Notable examples of ecological disruption include the introduction of the zebra mussel in North America and the North Pacific seastar in Australian waters. These invasive species have overwhelmed native populations, clogged industrial pipelines, and caused extensive economic damage. The World Bank estimates that invasive aquatic species introduced through ballast water cause over $100 billion in damages globally each year.
IMO's Regulatory Framework and the BWMS Code
To address these issues, the IMO established the BWM Convention. Under this framework, ships must adhere to two standards:
- D1 Standard: Involves exchanging ballast water in open seas, at least 200 nautical miles from shore.
- D2 Standard: Requires treatment of ballast water using IMO-approved systems to ensure minimal viable organisms are discharged.

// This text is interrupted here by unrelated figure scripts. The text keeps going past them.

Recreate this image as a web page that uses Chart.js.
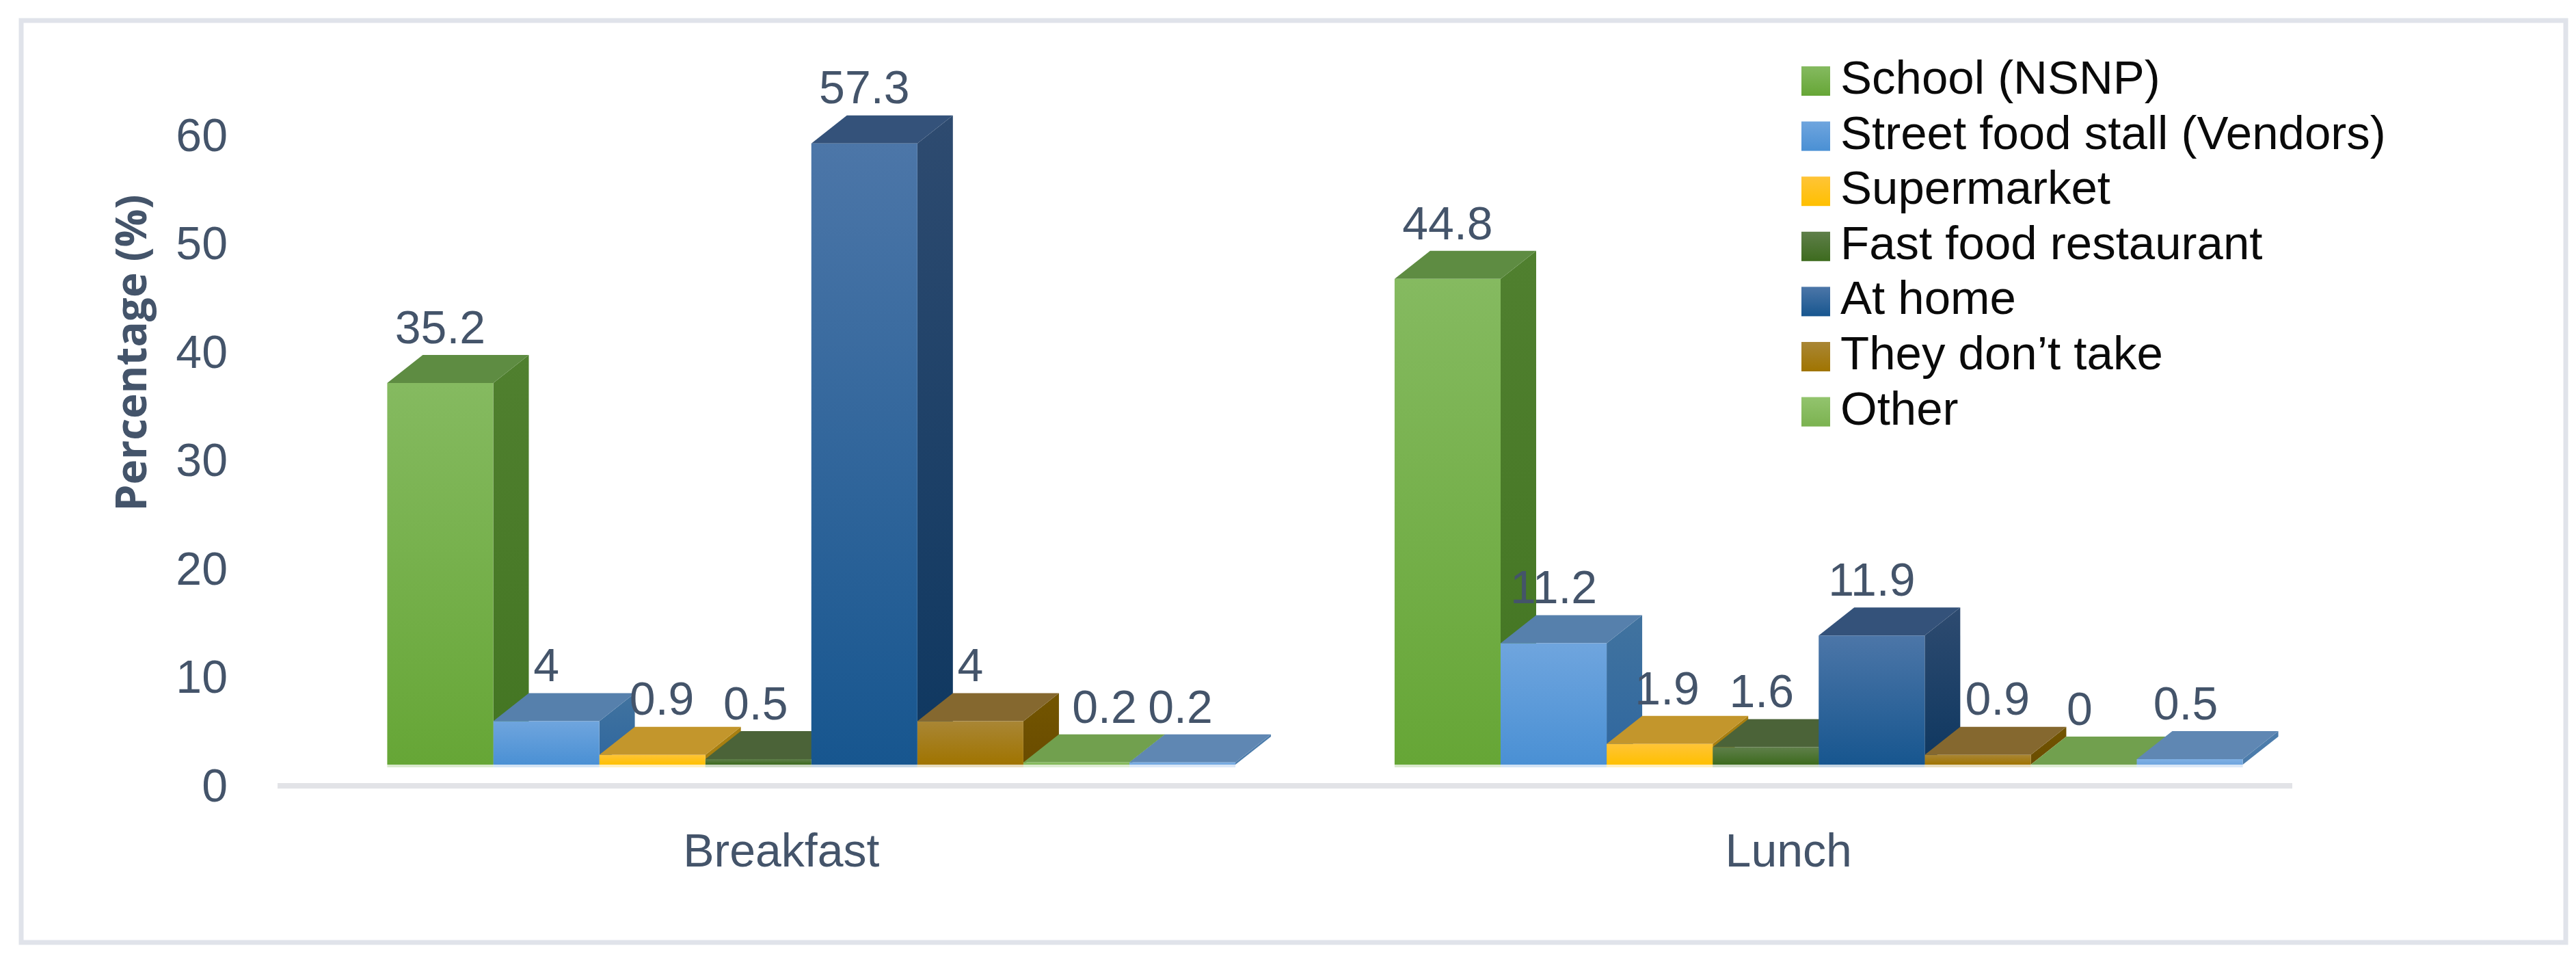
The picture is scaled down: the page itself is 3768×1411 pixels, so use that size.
<!DOCTYPE html>
<html>
<head>
<meta charset="utf-8">
<title>Place of breakfast and lunch</title>
<script src="https://cdn.jsdelivr.net/npm/chart.js@4"></script>
<style>
    html, body { margin: 0; padding: 0; background: #fff; }
    canvas { display: block; }
</style>
</head>
<body>
<canvas id="placeChart" width="3768" height="1411"></canvas>
<script>
// Chart data
const categories = ['Breakfast', 'Lunch'];
const seriesNames = ['School (NSNP)', 'Street food stall (Vendors)', 'Supermarket', 'Fast food restaurant', 'At home', 'They don\u2019t take', 'Other', ''];
const school = [35.2, 44.8];
const streetFood = [4, 11.2];
const supermarket = [0.9, 1.9];
const fastFood = [0.5, 1.6];
const atHome = [57.3, 11.9];
const dontTake = [4, 0.9];
const other = [0.2, 0];
const unnamed = [0.2, 0.5];
const yTicks = [0, 10, 20, 30, 40, 50, 60];

// front top, front bottom, side top, side bottom, top face
const palette = [
    ['#85ba60', '#66a636', '#50802f', '#437522', '#5e8c42'],
    ['#6fa5de', '#4a90d4', '#41739f', '#2f679f', '#5680ac'],
    ['#ffc437', '#ffc000', '#a87f10', '#a87f10', '#c3962c'],
    ['#5f7f4a', '#3d6b1e', '#2f4a1c', '#2f4a1c', '#4b6338'],
    ['#4c76a8', '#17568f', '#2e4b70', '#0e3760', '#34527a'],
    ['#a98635', '#a07400', '#735500', '#6a4c00', '#85682f'],
    ['#93c46e', '#7bb250', '#5e8c42', '#5e8c42', '#71a04e'],
    ['#7fb0e4', '#6fa5de', '#4c7cab', '#4c7cab', '#5f87b3']
];

const textColor = '#44546a';
const frameColor = '#e0e3ea';
const tickFont = { family: '"Liberation Sans"', size: 68 };
const depthX = 52;
const depthY = 41;
const axisShift = 44;   // axis line and category labels sit left of the bars
// hand moved data labels: dataset index -> [breakfast, lunch]
const labelNudge = { 2: [14, 11], 3: [-4, -6], 5: [0, 29], 6: [41, -6], 7: [-3, -6] };

const frontFill = (context) => {
    const c = palette[context.datasetIndex];
    if (!context.parsed) return c[0];
    const y = context.chart.scales.yBars;
    const top = y.getPixelForValue(context.parsed.y);
    const bottom = y.getPixelForValue(0);
    // first pass runs before the scales have a size
    if (!isFinite(top) || !isFinite(bottom)) return c[0];
    const g = context.chart.ctx.createLinearGradient(0, top, 0, bottom);
    g.addColorStop(0, c[0]);
    g.addColorStop(1, c[1]);
    return g;
};

const seriesValues = [school, streetFood, supermarket, fastFood, atHome, dontTake, other, unnamed];
const datasets = seriesValues.map((values, i) => ({
    label: seriesNames[i],
    data: values,
    yAxisID: 'yBars',
    backgroundColor: frontFill,
    borderWidth: 0
}));

// Frame and axis line
const framePlugin = {
    id: 'frame',
    beforeDraw(chart) {
        const { ctx, width, height, chartArea, scales } = chart;
        ctx.save();
        ctx.fillStyle = '#fff';
        ctx.fillRect(0, 0, width, height);
        ctx.strokeStyle = frameColor;
        ctx.lineWidth = 7;
        ctx.strokeRect(31, 30, width - 46, height - 63);
        ctx.fillStyle = '#e2e3e7';
        ctx.fillRect(scales.x.left - axisShift, chartArea.bottom - 4, scales.x.width, 8);
        ctx.restore();
    }
};

// Side and top faces of each bar, the library paints the front over them
const facesPlugin = {
    id: 'faces',
    beforeDatasetsDraw(chart) {
        const { ctx } = chart;
        ctx.save();
        categories.forEach((cat, index) => {
            chart.data.datasets.forEach((ds, i) => {
                const bar = chart.getDatasetMeta(i).data[index];
                const c = palette[i];
                const left = bar.x - bar.width / 2;
                const right = bar.x + bar.width / 2;

                // pale reflection under the bar
                ctx.globalAlpha = 0.25;
                ctx.fillStyle = c[1];
                ctx.fillRect(left, bar.base, bar.width, 4);
                ctx.globalAlpha = 1;

                const side = ctx.createLinearGradient(0, bar.y - depthY, 0, bar.base);
                side.addColorStop(0, c[2]);
                side.addColorStop(1, c[3]);
                ctx.fillStyle = side;
                ctx.beginPath();
                ctx.moveTo(right, bar.y);
                ctx.lineTo(right + depthX, bar.y - depthY);
                ctx.lineTo(right + depthX, bar.base - depthY);
                ctx.lineTo(right, bar.base);
                ctx.closePath();
                ctx.fill();

                ctx.fillStyle = c[4];
                ctx.beginPath();
                ctx.moveTo(left, bar.y);
                ctx.lineTo(left + depthX, bar.y - depthY);
                ctx.lineTo(right + depthX, bar.y - depthY);
                ctx.lineTo(right, bar.y);
                ctx.closePath();
                ctx.fill();
            });
        });
        ctx.restore();
    }
};

// Value labels, axis title and legend
const textPlugin = {
    id: 'texts',
    afterDatasetsDraw(chart) {
        const { ctx } = chart;
        ctx.save();
        ctx.textAlign = 'center';
        ctx.textBaseline = 'middle';
        ctx.fillStyle = textColor;
        ctx.font = '68px ' + tickFont.family;
        chart.data.datasets.forEach((ds, i) => {
            chart.getDatasetMeta(i).data.forEach((bar, index) => {
                const nudge = labelNudge[i] ? labelNudge[i][index] : 0;
                ctx.fillText(String(ds.data[index]), bar.x + nudge, bar.y - depthY - 36);
            });
        });

        ctx.save();
        ctx.translate(196, 516);
        ctx.rotate(-Math.PI / 2);
        ctx.font = 'bold 62px "Open Sans"';
        ctx.fillText('Percentage (%)', 0, 0);
        ctx.restore();

        ctx.textAlign = 'left';
        ctx.font = '69px ' + tickFont.family;
        seriesNames.forEach((name, i) => {
            if (!name) return;
            const top = 97 + i * 80.6;
            const g = ctx.createLinearGradient(0, top, 0, top + 43);
            g.addColorStop(0, palette[i][0]);
            g.addColorStop(1, palette[i][1]);
            ctx.fillStyle = g;
            ctx.fillRect(2635, top, 42, 43);
            ctx.fillStyle = '#0a0a0a';
            ctx.fillText(name, 2692, top + 21);
        });
        ctx.restore();
    }
};

new Chart(document.getElementById('placeChart').getContext('2d'), {
    type: 'bar',
    data: { labels: categories, datasets: datasets },
    plugins: [framePlugin, facesPlugin, textPlugin],
    options: {
        responsive: false,
        animation: false,
        devicePixelRatio: 1,
        categoryPercentage: 0.842,
        barPercentage: 1,
        layout: { padding: { top: 198, right: 371, left: 0, bottom: 0 } },
        plugins: { legend: { display: false }, tooltip: { enabled: false } },
        scales: {
            x: {
                grid: { display: false, drawTicks: false },
                border: { display: false },
                afterFit(scale) { scale.height = 262; },
                ticks: { color: textColor, font: tickFont, labelOffset: -axisShift, padding: 58, maxRotation: 0 }
            },
            y: {
                min: yTicks[0],
                max: yTicks[yTicks.length - 1],
                grid: { display: false, drawTicks: false },
                border: { display: false },
                afterFit(scale) { scale.width = 450; },
                afterBuildTicks(scale) { scale.ticks = yTicks.map((v) => ({ value: v })); },
                ticks: { color: textColor, font: tickFont, padding: 117, labelOffset: 4 }
            },
            // bars stand on a floor above the printed zero, same scale as y
            yBars: {
                display: false,
                min: -1.96,
                max: 58.04
            }
        }
    }
});
</script>
</body>
</html>
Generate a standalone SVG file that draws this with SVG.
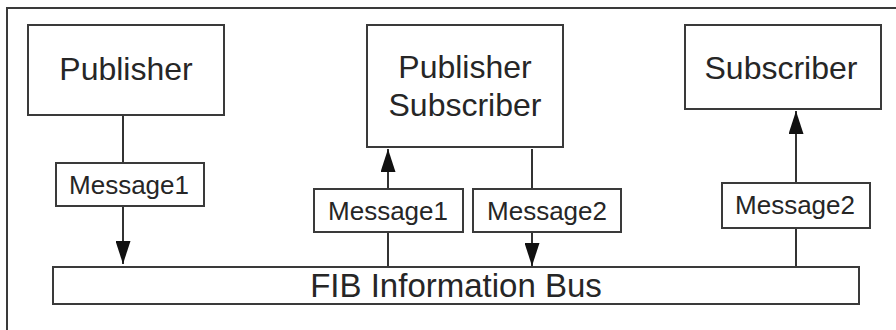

To ensure consistent and effective implementation of these requirements, the IMO adopted the Ballast Water Management System (BWMS) Code through Resolution MEPC.300(72) during MEPC 72. This Code sets out technical and procedural standards for approving and operating BWMS. The BWMS Code became mandatory in October 2019 and includes:
- Type approval protocols
- Operational monitoring standards
- Installation and maintenance requirements
- Crew training guidelines
The latest developments from MEPC 83 (April 2025) further advance the BWM agenda. MEPC 83 endorsed new testing protocols for ballast water systems under challenging water quality conditions and approved amendments to the BWMS Code that enhance system reliability and transparency. It also discussed operational and emissions impacts when ships bypass their BWMS due to water quality or mechanical constraints.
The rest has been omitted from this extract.